I was most struck by the CEOs’ understanding of their IT strategy and investments. Each of them clearly knew where their big IT dollars were going, the status of those initiatives, and the business outcomes that each one supported. We CIOs love it when our customers provide clear business or mission priorities that we can use to align our investments and projects!

Other comments that stood out in my session:

- Keep it simple. Customization is expensive and risky. Use off-the-shelf components and simplify your business processes to use the out-of-the-box capabilities.

- Plan on deployment cycles no longer than eighteen months long. Focus on what you can deliver in 18 months or less. If it takes longer than that, the new features are likely to be obsolete. Successive cycles can build on one another but keep individual project durations short.

- Clarity is critical. Understand the customer you are serving, define (and simplify) your processes, be precise about what business functions your project addresses. A lack of clarity is a critical project risk.

- Resist the temptation to tackle the core, mission-critical legacy systems all at once. Pick off subfunctions, modernize those, and work around the edges. Eventually you will get the whole beast modernized.

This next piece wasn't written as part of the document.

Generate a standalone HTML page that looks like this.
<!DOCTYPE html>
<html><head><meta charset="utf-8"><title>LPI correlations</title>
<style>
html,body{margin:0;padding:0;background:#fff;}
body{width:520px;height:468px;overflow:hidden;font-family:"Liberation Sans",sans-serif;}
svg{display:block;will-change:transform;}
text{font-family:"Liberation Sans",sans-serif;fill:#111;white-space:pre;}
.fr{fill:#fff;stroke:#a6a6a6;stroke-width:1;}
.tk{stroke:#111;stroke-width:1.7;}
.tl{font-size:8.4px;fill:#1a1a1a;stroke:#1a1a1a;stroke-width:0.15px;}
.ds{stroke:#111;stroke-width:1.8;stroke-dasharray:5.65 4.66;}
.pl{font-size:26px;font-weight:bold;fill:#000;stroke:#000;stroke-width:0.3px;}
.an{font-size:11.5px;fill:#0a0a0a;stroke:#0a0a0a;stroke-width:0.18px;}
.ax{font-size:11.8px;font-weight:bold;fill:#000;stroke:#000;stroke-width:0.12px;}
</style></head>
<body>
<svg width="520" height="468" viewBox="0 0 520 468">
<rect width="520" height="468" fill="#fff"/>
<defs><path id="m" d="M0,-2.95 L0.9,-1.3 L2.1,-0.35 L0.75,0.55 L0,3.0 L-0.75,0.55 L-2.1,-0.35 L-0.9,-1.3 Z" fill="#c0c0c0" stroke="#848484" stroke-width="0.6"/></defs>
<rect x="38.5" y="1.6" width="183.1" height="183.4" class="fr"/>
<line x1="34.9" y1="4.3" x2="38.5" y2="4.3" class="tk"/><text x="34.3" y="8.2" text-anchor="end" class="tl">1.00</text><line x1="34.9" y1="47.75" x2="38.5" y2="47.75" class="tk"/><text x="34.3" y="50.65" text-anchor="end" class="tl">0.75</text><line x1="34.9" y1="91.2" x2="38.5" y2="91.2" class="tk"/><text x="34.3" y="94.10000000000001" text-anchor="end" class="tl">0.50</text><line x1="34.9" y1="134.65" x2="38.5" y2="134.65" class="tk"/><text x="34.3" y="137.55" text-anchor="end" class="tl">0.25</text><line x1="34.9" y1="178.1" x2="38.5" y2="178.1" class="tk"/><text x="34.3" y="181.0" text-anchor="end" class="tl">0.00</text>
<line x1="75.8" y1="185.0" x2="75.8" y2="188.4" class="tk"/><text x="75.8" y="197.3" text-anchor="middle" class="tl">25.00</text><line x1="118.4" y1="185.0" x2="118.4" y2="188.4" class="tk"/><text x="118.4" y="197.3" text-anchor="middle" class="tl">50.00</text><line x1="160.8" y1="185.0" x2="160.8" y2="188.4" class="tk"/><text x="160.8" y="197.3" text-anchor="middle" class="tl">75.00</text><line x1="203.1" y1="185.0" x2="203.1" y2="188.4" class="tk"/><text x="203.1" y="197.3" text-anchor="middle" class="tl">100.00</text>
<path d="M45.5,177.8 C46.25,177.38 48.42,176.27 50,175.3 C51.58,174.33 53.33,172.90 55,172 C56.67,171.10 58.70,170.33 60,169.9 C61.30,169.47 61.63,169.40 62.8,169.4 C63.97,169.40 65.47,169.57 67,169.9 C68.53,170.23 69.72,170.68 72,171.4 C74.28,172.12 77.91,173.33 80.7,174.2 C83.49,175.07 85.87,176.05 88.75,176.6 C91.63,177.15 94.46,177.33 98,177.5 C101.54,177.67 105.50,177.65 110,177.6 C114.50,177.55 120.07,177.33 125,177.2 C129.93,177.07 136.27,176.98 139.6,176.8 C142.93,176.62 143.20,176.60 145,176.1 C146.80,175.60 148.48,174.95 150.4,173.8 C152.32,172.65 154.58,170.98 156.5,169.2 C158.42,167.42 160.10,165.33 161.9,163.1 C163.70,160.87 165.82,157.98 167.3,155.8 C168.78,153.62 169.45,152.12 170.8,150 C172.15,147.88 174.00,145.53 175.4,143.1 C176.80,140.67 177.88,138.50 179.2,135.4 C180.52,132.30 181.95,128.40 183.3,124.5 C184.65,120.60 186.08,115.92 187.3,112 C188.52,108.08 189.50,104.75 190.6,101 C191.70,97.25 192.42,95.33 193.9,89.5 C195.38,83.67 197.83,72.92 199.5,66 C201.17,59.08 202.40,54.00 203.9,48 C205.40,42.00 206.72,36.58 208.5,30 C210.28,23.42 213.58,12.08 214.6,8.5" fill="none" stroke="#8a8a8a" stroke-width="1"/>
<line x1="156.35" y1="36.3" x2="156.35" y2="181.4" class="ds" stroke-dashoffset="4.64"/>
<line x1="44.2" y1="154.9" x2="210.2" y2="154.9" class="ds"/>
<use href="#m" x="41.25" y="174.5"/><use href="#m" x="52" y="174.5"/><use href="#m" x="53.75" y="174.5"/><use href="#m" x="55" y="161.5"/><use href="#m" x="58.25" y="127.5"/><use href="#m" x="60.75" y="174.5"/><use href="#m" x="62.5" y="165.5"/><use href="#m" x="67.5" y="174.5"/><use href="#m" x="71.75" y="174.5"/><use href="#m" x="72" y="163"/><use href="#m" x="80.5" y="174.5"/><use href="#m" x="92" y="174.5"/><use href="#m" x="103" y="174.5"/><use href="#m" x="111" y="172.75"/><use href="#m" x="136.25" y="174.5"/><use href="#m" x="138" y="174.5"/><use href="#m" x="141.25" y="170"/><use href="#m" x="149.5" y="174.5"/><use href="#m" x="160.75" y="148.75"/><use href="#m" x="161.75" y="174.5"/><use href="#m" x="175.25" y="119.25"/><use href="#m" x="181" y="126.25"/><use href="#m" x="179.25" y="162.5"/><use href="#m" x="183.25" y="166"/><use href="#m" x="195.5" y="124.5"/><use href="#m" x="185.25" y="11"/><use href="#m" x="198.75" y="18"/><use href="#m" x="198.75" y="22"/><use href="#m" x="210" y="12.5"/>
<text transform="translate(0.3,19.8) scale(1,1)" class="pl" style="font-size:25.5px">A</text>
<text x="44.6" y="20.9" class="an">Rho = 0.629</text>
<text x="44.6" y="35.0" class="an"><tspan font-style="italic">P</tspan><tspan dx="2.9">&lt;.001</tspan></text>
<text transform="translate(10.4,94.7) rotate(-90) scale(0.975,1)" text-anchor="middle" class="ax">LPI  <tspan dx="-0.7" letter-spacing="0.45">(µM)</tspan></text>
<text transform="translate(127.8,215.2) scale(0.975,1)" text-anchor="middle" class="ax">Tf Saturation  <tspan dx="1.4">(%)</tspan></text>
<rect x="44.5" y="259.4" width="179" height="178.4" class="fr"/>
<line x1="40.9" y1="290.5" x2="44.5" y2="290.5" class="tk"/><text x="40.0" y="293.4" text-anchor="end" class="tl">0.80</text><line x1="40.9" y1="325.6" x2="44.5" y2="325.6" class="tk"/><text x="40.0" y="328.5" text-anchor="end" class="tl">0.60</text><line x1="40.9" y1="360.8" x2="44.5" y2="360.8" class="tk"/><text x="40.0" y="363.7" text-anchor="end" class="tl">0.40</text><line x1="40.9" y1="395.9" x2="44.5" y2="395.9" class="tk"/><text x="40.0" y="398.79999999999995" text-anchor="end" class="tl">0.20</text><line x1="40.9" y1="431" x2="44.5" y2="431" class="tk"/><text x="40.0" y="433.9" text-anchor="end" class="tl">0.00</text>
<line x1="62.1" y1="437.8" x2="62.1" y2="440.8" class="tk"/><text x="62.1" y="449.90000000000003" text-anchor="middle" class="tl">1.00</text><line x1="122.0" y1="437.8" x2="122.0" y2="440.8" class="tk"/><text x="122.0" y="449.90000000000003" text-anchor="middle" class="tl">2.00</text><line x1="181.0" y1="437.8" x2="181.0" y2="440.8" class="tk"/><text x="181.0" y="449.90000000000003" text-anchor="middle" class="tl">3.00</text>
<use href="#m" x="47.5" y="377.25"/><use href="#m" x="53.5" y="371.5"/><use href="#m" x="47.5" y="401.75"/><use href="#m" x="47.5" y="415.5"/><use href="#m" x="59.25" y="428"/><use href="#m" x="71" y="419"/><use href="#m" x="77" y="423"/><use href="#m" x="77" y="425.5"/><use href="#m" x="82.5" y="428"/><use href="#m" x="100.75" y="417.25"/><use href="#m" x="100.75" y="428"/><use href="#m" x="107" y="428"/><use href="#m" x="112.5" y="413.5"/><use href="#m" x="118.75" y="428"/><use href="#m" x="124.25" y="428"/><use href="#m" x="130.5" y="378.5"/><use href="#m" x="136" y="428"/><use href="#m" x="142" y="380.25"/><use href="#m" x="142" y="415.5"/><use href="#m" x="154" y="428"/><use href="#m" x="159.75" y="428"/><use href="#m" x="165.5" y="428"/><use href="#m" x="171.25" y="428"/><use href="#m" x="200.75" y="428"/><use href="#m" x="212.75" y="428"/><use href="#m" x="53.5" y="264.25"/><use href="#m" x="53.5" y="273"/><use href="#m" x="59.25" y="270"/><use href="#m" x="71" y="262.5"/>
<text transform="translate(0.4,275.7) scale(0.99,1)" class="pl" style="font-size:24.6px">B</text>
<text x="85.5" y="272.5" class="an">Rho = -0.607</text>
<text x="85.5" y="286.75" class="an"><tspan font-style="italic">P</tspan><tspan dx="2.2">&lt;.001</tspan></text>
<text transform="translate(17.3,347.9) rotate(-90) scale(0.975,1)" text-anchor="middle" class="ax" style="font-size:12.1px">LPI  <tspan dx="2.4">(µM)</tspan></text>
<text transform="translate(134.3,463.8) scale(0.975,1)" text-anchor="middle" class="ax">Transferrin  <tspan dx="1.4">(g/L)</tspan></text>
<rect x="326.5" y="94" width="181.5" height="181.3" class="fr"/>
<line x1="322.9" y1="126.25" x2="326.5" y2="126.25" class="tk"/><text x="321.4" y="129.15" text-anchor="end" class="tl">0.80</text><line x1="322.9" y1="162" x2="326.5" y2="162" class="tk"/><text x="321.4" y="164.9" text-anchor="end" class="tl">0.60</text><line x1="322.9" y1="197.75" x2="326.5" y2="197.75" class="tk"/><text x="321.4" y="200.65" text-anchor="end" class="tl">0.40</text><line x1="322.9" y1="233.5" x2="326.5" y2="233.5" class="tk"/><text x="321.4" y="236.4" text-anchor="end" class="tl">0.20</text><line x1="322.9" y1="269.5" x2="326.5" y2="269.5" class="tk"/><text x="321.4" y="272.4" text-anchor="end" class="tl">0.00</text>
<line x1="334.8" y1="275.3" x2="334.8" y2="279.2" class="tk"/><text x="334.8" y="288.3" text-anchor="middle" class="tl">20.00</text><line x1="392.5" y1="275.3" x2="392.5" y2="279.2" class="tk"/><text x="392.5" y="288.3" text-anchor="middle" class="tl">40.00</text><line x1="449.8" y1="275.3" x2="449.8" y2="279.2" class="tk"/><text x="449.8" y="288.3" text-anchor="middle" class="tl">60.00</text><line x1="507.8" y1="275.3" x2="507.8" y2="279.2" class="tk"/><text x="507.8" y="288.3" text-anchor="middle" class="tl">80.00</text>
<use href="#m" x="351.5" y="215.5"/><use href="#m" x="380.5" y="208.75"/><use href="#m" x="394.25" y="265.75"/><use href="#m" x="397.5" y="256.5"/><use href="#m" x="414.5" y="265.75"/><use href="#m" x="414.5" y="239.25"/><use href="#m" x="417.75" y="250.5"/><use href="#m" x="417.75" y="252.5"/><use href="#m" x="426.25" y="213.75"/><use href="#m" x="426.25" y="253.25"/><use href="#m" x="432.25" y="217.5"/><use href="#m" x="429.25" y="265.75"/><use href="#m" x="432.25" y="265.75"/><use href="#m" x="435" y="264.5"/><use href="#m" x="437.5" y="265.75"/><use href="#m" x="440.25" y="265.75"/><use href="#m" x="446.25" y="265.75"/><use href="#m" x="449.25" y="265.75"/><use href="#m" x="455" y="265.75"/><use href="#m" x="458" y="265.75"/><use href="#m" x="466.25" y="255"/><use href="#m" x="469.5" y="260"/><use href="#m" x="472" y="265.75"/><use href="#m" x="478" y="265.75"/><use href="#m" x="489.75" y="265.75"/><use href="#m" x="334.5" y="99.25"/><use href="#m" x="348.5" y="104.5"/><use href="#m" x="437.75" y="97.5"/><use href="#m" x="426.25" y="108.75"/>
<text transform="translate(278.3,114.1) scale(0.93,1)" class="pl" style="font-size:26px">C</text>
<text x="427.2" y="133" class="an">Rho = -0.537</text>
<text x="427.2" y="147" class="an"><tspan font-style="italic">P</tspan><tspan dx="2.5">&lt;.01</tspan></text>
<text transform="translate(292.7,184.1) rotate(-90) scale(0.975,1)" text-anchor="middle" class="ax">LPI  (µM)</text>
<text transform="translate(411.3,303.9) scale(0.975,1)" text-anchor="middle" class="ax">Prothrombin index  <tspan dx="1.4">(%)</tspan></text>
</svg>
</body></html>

- Culture is an under-appreciated project factor. Every organization has a culture that affects risk tolerance and openness to change. Factor that into your planning and execution to increase your odds of success.

- IT enables business and mission success, but IT does not own the business/mission strategy and performance goals. Those must be driven from the top down in order to succeed.

Many of these points seem to be common sense, but it was refreshing to hear them from corporate leaders who have many other demands on their time. The fact that they showed up so informed and shared openly with us was a pleasure.